Task prompt: Every line of the listing must be reproduced as it stands. Leave the images behind.

Data block:
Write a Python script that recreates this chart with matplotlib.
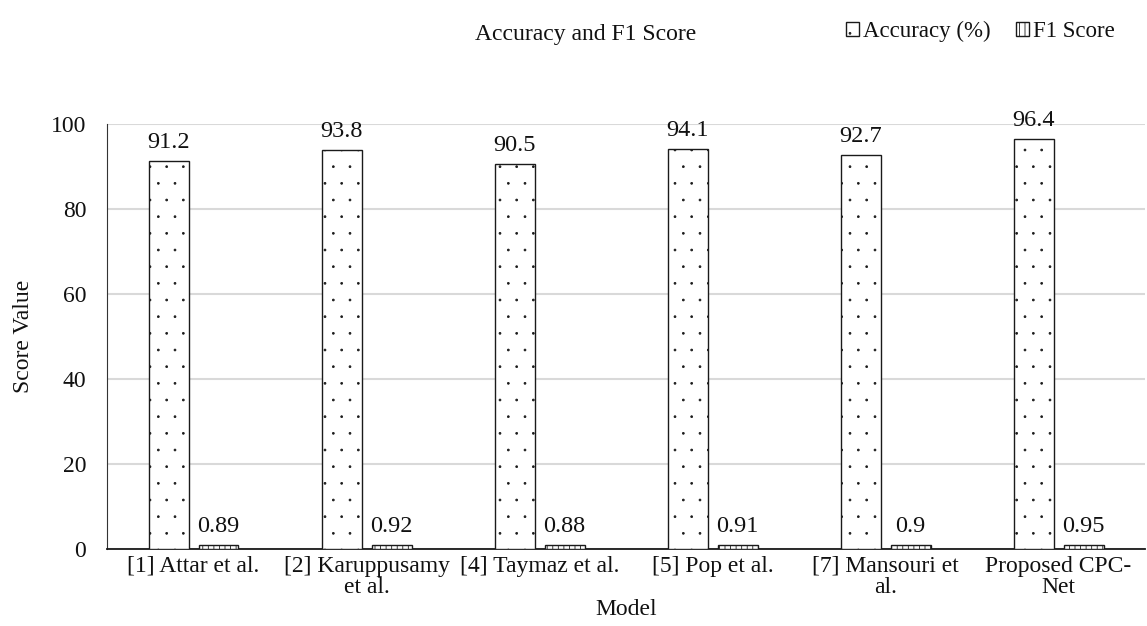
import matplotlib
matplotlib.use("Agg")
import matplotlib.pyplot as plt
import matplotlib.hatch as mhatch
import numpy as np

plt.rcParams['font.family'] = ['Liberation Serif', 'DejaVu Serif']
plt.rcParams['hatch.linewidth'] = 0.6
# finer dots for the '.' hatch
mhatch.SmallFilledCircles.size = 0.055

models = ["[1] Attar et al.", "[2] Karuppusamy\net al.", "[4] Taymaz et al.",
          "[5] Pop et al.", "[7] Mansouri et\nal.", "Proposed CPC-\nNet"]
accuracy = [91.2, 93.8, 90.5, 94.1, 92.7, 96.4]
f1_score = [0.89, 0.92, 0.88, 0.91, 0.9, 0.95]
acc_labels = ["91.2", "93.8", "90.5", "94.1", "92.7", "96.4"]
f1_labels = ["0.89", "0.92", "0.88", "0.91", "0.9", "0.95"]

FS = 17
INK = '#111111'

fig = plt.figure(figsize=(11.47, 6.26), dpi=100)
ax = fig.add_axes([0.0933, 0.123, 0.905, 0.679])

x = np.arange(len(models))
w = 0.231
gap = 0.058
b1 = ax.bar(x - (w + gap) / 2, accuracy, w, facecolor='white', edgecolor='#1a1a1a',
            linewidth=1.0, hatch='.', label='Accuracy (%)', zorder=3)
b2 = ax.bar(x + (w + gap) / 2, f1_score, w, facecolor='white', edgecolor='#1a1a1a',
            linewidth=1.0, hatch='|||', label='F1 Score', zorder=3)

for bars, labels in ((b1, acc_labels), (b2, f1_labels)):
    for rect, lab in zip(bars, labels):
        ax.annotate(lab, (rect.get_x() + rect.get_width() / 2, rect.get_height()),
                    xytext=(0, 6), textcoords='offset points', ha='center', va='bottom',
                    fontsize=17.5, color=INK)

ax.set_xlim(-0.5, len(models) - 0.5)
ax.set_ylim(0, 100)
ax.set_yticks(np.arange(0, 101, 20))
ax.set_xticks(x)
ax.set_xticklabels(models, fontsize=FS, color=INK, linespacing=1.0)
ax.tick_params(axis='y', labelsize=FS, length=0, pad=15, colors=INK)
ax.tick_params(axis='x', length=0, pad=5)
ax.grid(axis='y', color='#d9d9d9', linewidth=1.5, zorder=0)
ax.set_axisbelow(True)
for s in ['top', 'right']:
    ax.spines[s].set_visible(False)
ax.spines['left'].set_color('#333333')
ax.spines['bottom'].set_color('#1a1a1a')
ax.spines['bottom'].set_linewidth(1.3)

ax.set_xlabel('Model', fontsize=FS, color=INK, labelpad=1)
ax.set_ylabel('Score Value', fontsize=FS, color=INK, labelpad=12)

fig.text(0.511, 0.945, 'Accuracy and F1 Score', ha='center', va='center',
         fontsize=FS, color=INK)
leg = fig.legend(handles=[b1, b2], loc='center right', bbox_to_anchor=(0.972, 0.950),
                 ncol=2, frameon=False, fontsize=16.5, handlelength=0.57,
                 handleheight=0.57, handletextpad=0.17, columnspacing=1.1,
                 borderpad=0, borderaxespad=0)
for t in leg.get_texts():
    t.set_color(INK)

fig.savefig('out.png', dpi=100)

The output:
Write a Python script that recreates this chart with matplotlib.
import matplotlib
matplotlib.use("Agg")
import matplotlib.pyplot as plt
import matplotlib.hatch as mhatch
import numpy as np

plt.rcParams['font.family'] = ['Liberation Serif', 'DejaVu Serif']
plt.rcParams['hatch.linewidth'] = 0.6
# finer dots for the '.' hatch
mhatch.SmallFilledCircles.size = 0.055

models = ["[1] Attar et al.", "[2] Karuppusamy\net al.", "[4] Taymaz et al.",
          "[5] Pop et al.", "[7] Mansouri et\nal.", "Proposed CPC-\nNet"]
accuracy = [91.2, 93.8, 90.5, 94.1, 92.7, 96.4]
f1_score = [0.89, 0.92, 0.88, 0.91, 0.9, 0.95]
acc_labels = ["91.2", "93.8", "90.5", "94.1", "92.7", "96.4"]
f1_labels = ["0.89", "0.92", "0.88", "0.91", "0.9", "0.95"]

FS = 17
INK = '#111111'

fig = plt.figure(figsize=(11.47, 6.26), dpi=100)
ax = fig.add_axes([0.0933, 0.123, 0.905, 0.679])

x = np.arange(len(models))
w = 0.231
gap = 0.058
b1 = ax.bar(x - (w + gap) / 2, accuracy, w, facecolor='white', edgecolor='#1a1a1a',
            linewidth=1.0, hatch='.', label='Accuracy (%)', zorder=3)
b2 = ax.bar(x + (w + gap) / 2, f1_score, w, facecolor='white', edgecolor='#1a1a1a',
            linewidth=1.0, hatch='|||', label='F1 Score', zorder=3)

for bars, labels in ((b1, acc_labels), (b2, f1_labels)):
    for rect, lab in zip(bars, labels):
        ax.annotate(lab, (rect.get_x() + rect.get_width() / 2, rect.get_height()),
                    xytext=(0, 6), textcoords='offset points', ha='center', va='bottom',
                    fontsize=17.5, color=INK)

ax.set_xlim(-0.5, len(models) - 0.5)
ax.set_ylim(0, 100)
ax.set_yticks(np.arange(0, 101, 20))
ax.set_xticks(x)
ax.set_xticklabels(models, fontsize=FS, color=INK, linespacing=1.0)
ax.tick_params(axis='y', labelsize=FS, length=0, pad=15, colors=INK)
ax.tick_params(axis='x', length=0, pad=5)
ax.grid(axis='y', color='#d9d9d9', linewidth=1.5, zorder=0)
ax.set_axisbelow(True)
for s in ['top', 'right']:
    ax.spines[s].set_visible(False)
ax.spines['left'].set_color('#333333')
ax.spines['bottom'].set_color('#1a1a1a')
ax.spines['bottom'].set_linewidth(1.3)

ax.set_xlabel('Model', fontsize=FS, color=INK, labelpad=1)
ax.set_ylabel('Score Value', fontsize=FS, color=INK, labelpad=12)

fig.text(0.511, 0.945, 'Accuracy and F1 Score', ha='center', va='center',
         fontsize=FS, color=INK)
leg = fig.legend(handles=[b1, b2], loc='center right', bbox_to_anchor=(0.972, 0.950),
                 ncol=2, frameon=False, fontsize=16.5, handlelength=0.57,
                 handleheight=0.57, handletextpad=0.17, columnspacing=1.1,
                 borderpad=0, borderaxespad=0)
for t in leg.get_texts():
    t.set_color(INK)

fig.savefig('out.png', dpi=100)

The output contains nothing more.